The “Operation Southern Shield” speed enforcement and awareness campaign began Monday.

The southeastern regional campaign returns for a fourth year after reducing traffic deaths in Georgia in the first three years of the week-long enforcement period compared to the week before and after enforcement.

This year’s “Southern Shield” campaign reinforces the message on the dangers of driving above the legal speed limit as fewer vehicles traveling on interstates and major highways during the pandemic have contributed to an increase in speeding.

Preliminary data from the Georgia Department of Transportation shows Southern Shield has saved lives in Georgia in the last three years. During last year’s campaign, the number of traffic deaths in Georgia was 29 percent lower in the final two weeks of the month compared to the first two. Seventy people were killed in traffic crashes from July 1-14 and 50 from July 15-29.

In the first year of the enforcement campaign, Operation Southern Shield reduced traffic deaths in Georgia by 35 percent in 2017 compared to the week before and after the July 17-23 enforcement period. In 2018, the number of traffic deaths in the state was 22 percent lower during Southern Shield week than the week after the July 16-22 speed enforcement and awareness campaign.

In Georgia, almost one out of every five traffic deaths in 2018 was due to speeding. There were 267 speed-related fatalities in 2018, which was a 25 percent increase over five years. According to NHTSA, speeding has been a factor in almost one-third of all motor vehicle fatalities in the last 20 years. In 2018, speeding killed 9,718 people nationwide.

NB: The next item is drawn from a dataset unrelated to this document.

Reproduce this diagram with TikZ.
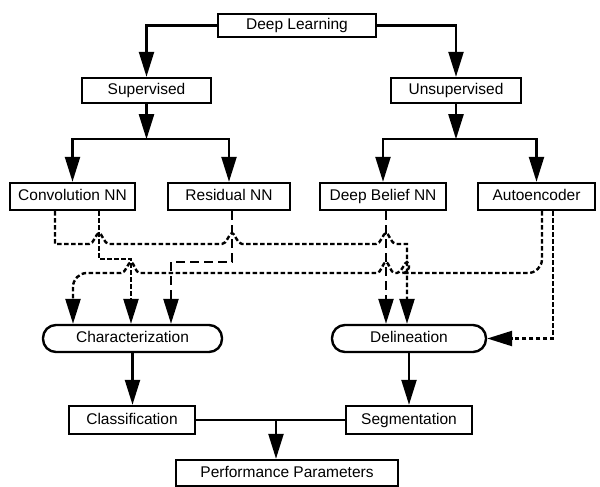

Those traveling in Georgia during Southern Shield week July 20-26 can expect to see state troopers, sheriff’s deputies, and police officers enforcing all traffic laws. The goal will be to prevent crashes by stopping motorists endangering public safety on Georgia roads by speeding, driving distracted, driving under the influence of alcohol or drugs, and other violations of the state’s traffic laws.